> _EXERCISE_:
The records underneath are to be repeated exactly, with the pictures left out.

> _DATASET ROWS_:
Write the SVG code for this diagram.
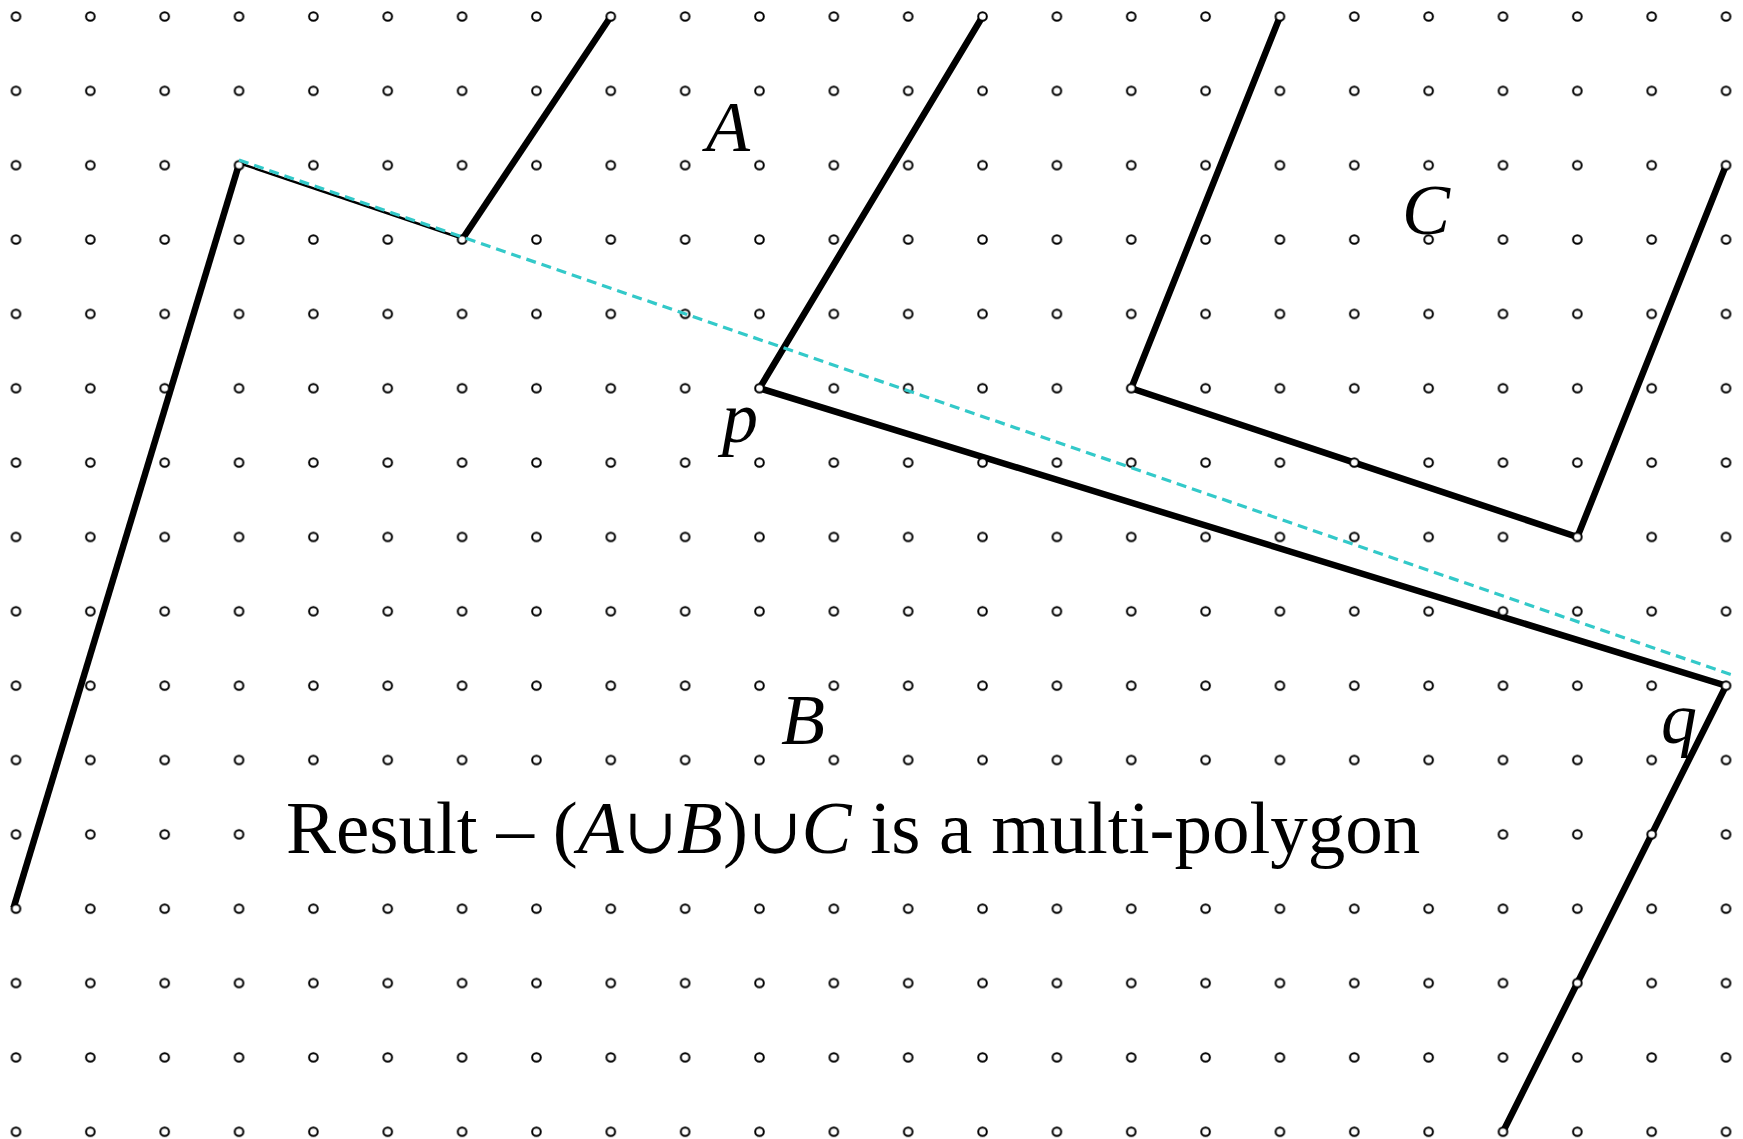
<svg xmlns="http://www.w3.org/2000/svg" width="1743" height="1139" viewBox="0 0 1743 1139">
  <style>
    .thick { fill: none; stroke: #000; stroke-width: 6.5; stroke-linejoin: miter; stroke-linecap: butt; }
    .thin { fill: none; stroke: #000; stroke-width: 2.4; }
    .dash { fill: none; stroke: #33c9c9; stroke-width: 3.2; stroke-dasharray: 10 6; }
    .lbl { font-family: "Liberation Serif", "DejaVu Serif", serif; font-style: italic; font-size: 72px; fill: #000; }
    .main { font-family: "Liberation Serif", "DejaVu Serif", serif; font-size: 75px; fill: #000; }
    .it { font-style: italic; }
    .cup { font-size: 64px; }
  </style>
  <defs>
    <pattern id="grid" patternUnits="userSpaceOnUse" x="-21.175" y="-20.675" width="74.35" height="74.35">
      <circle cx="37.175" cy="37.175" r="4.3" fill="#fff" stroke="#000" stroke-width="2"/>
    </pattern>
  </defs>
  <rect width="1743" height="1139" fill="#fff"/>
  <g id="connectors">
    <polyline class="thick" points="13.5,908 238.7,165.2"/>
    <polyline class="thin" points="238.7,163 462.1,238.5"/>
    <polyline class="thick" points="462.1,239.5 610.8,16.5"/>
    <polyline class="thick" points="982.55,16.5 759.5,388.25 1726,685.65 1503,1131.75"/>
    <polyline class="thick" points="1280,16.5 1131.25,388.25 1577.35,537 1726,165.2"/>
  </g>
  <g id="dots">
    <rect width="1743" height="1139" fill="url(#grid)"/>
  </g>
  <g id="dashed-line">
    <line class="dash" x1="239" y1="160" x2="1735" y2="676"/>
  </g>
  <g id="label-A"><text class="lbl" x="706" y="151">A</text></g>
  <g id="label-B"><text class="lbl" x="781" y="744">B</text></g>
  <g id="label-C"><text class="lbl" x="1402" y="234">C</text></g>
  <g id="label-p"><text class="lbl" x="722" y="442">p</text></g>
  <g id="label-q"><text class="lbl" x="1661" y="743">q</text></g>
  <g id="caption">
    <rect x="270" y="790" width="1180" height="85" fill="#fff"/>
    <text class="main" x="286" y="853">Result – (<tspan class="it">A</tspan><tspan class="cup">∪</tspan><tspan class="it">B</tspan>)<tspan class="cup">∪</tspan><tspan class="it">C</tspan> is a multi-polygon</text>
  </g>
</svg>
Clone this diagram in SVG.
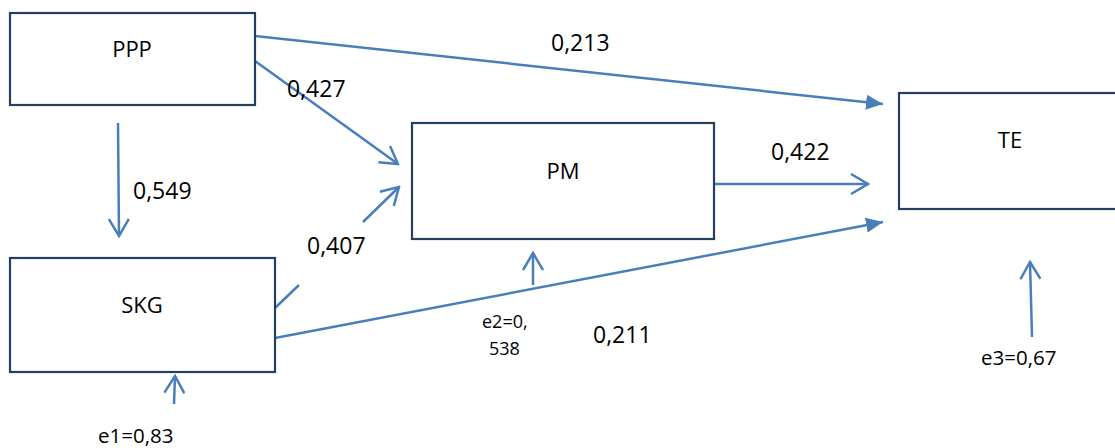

> _SOLUTION FOR THIS TASK_:
Write the SVG code for this diagram.
<svg xmlns="http://www.w3.org/2000/svg" width="1743" height="1139" viewBox="0 0 1743 1139">
  <style>
    .thick { fill: none; stroke: #000; stroke-width: 6.5; stroke-linejoin: miter; stroke-linecap: butt; }
    .thin { fill: none; stroke: #000; stroke-width: 2.4; }
    .dash { fill: none; stroke: #33c9c9; stroke-width: 3.2; stroke-dasharray: 10 6; }
    .lbl { font-family: "Liberation Serif", "DejaVu Serif", serif; font-style: italic; font-size: 72px; fill: #000; }
    .main { font-family: "Liberation Serif", "DejaVu Serif", serif; font-size: 75px; fill: #000; }
    .it { font-style: italic; }
    .cup { font-size: 64px; }
  </style>
  <defs>
    <pattern id="grid" patternUnits="userSpaceOnUse" x="-21.175" y="-20.675" width="74.35" height="74.35">
      <circle cx="37.175" cy="37.175" r="4.3" fill="#fff" stroke="#000" stroke-width="2"/>
    </pattern>
  </defs>
  <rect width="1743" height="1139" fill="#fff"/>
  <g id="connectors">
    <polyline class="thick" points="13.5,908 238.7,165.2"/>
    <polyline class="thin" points="238.7,163 462.1,238.5"/>
    <polyline class="thick" points="462.1,239.5 610.8,16.5"/>
    <polyline class="thick" points="982.55,16.5 759.5,388.25 1726,685.65 1503,1131.75"/>
    <polyline class="thick" points="1280,16.5 1131.25,388.25 1577.35,537 1726,165.2"/>
  </g>
  <g id="dots">
    <rect width="1743" height="1139" fill="url(#grid)"/>
  </g>
  <g id="dashed-line">
    <line class="dash" x1="239" y1="160" x2="1735" y2="676"/>
  </g>
  <g id="label-A"><text class="lbl" x="706" y="151">A</text></g>
  <g id="label-B"><text class="lbl" x="781" y="744">B</text></g>
  <g id="label-C"><text class="lbl" x="1402" y="234">C</text></g>
  <g id="label-p"><text class="lbl" x="722" y="442">p</text></g>
  <g id="label-q"><text class="lbl" x="1661" y="743">q</text></g>
  <g id="caption">
    <rect x="270" y="790" width="1180" height="85" fill="#fff"/>
    <text class="main" x="286" y="853">Result – (<tspan class="it">A</tspan><tspan class="cup">∪</tspan><tspan class="it">B</tspan>)<tspan class="cup">∪</tspan><tspan class="it">C</tspan> is a multi-polygon</text>
  </g>
</svg>
Clone this diagram in SVG.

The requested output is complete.